Die Ursache dieses Salzgehaltes kann verschieden sein und sollte in jedem einzelnen Fall, wenn es möglich ist, festgestellt werden. Man kann es mit einem alten Meeresboden zu tun haben, welcher wegen zu geringer Neigung, oder wegen zu geringen Regenfalls, oder in Folge von stehengebliebenen Ansammlungen von Meerwasser nicht ausgelaugt wurde. Chlornatrium wird dann der Hauptbestandteil der Salze sein. Ferner werden derartige Verhältnisse in allen Gegenden hervorgerufen, wo ein Abfluss nach dem Meer nicht stattfindet. Dann werden die durch das Wasser von den höheren nach den tieferen Teilen getragenen, teils aus marinen Sedimenten durch Lösung entführten, teils von der Verwitterung der Gesteine herstammenden Salze, ebenso wie diejenigen, welche durch die Atmosphäre herzugeweht werden, in dem Boden angesammelt und durch Regen größtenteils in das allgemeine Reservoir des Grundwassers gebracht.

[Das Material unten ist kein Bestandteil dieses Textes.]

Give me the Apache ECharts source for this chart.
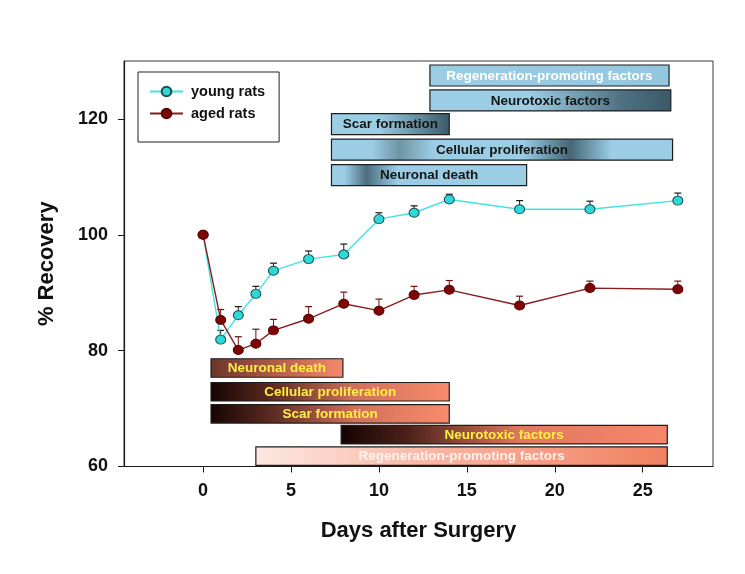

Dies ist der Fall in den unten (Kapitel 123) zu betrachtenden Zentralgebieten der Kontinente. Sind später solche Gegenden in den Bereich des Abflusses nach dem Meer gelangt, so bilden die losen Ausfüllungsmassen, insbesondere die Niederschläge aus den zentralen Salzseen, eine erst in langen Perioden zu erschöpfende Vorratskammer der verschiedensten Salze. Solche Länder leiden, wo nicht frische Quellen aus dem Gestein sprudeln, immer an schlechtem, Alkalien reichem und salzigem Trinkwasser. Endlich werden ähnliche Verhältnisse überall hervorgerufen, wo die Verdunstung den Niederschlag überwiegt, und der Boden fortdauernd das infiltrierte Wasser der Flüsse aufsaugt, indem er die ihm von diesen gebrachten Salze zurückhält. Dies ist z. B. in der Gegend von Delhi der Fall, wo die Anlage von Schifffahrtskanälen das Niveau des Grundwassers, daher auch der Bodenfeuchtigkeit, höher gelegt und damit die Auswitterung der Salze nach Regengüssen begünstigt hat. —

Bei Ning-yuen-fu am Gelben Fluss, in der chinesischen Nordwestprovinz Kansu, fürchtet man den Regen. Der Feldbau wird mit Hilfe von Kanälen betrieben, welche das Süßwasser des Stromes in gerade zureichender Menge über die Felder verteilen. Das Regenwasser dringt tiefer ein und lockt aus dem Grundwasser die Salze, welche man mühsam von der Oberfläche ausgelaugt hatte, in erneuter Auflage an diese heran. Ähnliche auf die natürliche Vegetation und die Kulturfähigkeit Licht verbreitende Beobachtungen werden sich in vielen Ländern mit salzhaltigem Grundwasser anstellen lassen.